Let There Be Lights: Councilors Praise Redesigned Downtown Gateway Arch, with Color-Changing LEDs

As the efforts to revitalize downtown Canby intensify, one project that’s poised to — literally — change the local landscape is the construction of a gateway arch into downtown Canby at the Grant Street intersection.

City councilors — in their role as commissioners of the Urban Renewal Agency — got their first look in August at designs for the new monument proposed by Scott|Edwards Architecture.

The ultimate direction councilors chose was a blend of two design concepts, featuring flagstone pillars — in a uniquely Pacific Northwestern style already in use in the downtown core — and an arch heavily inspired by the iconic Encinitas Archway in Encinitas, Calif.

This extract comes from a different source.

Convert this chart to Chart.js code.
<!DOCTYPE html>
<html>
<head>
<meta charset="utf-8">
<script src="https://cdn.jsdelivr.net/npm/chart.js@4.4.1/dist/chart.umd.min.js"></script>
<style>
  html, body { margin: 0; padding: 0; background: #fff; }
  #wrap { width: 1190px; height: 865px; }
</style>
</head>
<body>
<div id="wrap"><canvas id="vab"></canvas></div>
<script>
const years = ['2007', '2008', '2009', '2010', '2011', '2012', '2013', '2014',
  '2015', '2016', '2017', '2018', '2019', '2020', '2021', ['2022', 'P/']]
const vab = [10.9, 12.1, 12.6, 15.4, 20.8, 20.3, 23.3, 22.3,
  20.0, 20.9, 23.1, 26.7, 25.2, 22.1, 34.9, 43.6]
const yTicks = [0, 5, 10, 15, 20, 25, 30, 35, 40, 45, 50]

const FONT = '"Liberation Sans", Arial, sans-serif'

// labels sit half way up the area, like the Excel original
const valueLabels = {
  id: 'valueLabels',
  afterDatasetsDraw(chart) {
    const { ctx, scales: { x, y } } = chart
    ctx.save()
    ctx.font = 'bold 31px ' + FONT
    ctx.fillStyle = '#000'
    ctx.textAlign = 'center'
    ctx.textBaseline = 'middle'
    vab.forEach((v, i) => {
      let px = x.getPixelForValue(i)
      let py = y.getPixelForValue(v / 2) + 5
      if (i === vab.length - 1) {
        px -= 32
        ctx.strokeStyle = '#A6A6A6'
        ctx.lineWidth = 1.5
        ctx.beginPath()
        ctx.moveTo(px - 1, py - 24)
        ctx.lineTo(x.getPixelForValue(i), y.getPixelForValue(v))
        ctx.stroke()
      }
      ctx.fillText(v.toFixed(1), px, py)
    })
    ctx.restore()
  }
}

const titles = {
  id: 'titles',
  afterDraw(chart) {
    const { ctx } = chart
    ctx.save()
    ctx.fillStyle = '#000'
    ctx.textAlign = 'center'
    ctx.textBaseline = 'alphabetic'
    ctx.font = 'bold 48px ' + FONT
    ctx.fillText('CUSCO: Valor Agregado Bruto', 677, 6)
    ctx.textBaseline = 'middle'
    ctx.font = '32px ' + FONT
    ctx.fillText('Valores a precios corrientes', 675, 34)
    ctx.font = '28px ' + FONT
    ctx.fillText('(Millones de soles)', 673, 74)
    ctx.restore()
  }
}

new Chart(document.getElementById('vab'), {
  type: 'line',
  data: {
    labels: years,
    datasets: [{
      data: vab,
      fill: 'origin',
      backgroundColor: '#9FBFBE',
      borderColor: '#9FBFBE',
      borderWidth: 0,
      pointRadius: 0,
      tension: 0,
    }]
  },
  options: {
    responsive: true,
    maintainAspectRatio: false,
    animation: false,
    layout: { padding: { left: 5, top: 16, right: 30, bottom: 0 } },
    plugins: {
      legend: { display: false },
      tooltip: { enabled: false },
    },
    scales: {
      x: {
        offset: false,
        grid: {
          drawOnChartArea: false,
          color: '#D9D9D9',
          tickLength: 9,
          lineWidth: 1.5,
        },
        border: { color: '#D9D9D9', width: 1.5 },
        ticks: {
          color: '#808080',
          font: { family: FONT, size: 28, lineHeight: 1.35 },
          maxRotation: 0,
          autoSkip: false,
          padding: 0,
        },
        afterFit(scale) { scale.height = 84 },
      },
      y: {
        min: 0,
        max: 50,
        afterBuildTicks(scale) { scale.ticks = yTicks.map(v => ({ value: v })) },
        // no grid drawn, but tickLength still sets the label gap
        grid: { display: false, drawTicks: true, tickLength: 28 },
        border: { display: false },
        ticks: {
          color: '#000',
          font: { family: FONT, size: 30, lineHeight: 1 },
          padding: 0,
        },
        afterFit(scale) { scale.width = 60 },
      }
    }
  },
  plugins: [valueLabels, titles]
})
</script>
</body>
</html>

Last week, the council got their first look at this redesigned concept, with new renderings presented at the city’s Urban Renewal meeting on Wednesday. The architects brought day and night renderings, as well as mock-ups showing the arch amidst the new signage and infrastructure that would be installed as part of the downtown railroad quiet zone — another Urban Renewal project.

This had been requested by Councilor Greg Parker, who said he wanted to see what the city was “really” getting, as opposed to an idealized representation on paper.

Councilors were unanimous in their enthusiasm for the design, particularly the LED lighting which would spotlight the pillars, arch and “Canby” sign while shining twin beacons into the sky.

Councilor Sarah Spoon was among those who praised this new addition.

Councilor Parker was thrilled about a certain feature that had not been highlighted by Scott|Edwards during their previous presentation: the ability to change the color of the monument’s LED lighting via remote control. This could be used for holidays, city events and other observances.

Preliminary construction estimates for the project are $240,600, financed through urban renewal funds. This figure includes insurance, bonding and a 10 percent contingency.

Council President Tim Dale, who also serves as chair of the Urban Renewal Agency, said they plan to put the project out for bid in January. They also hope to coordinate construction with the installation of the quiet zone improvements.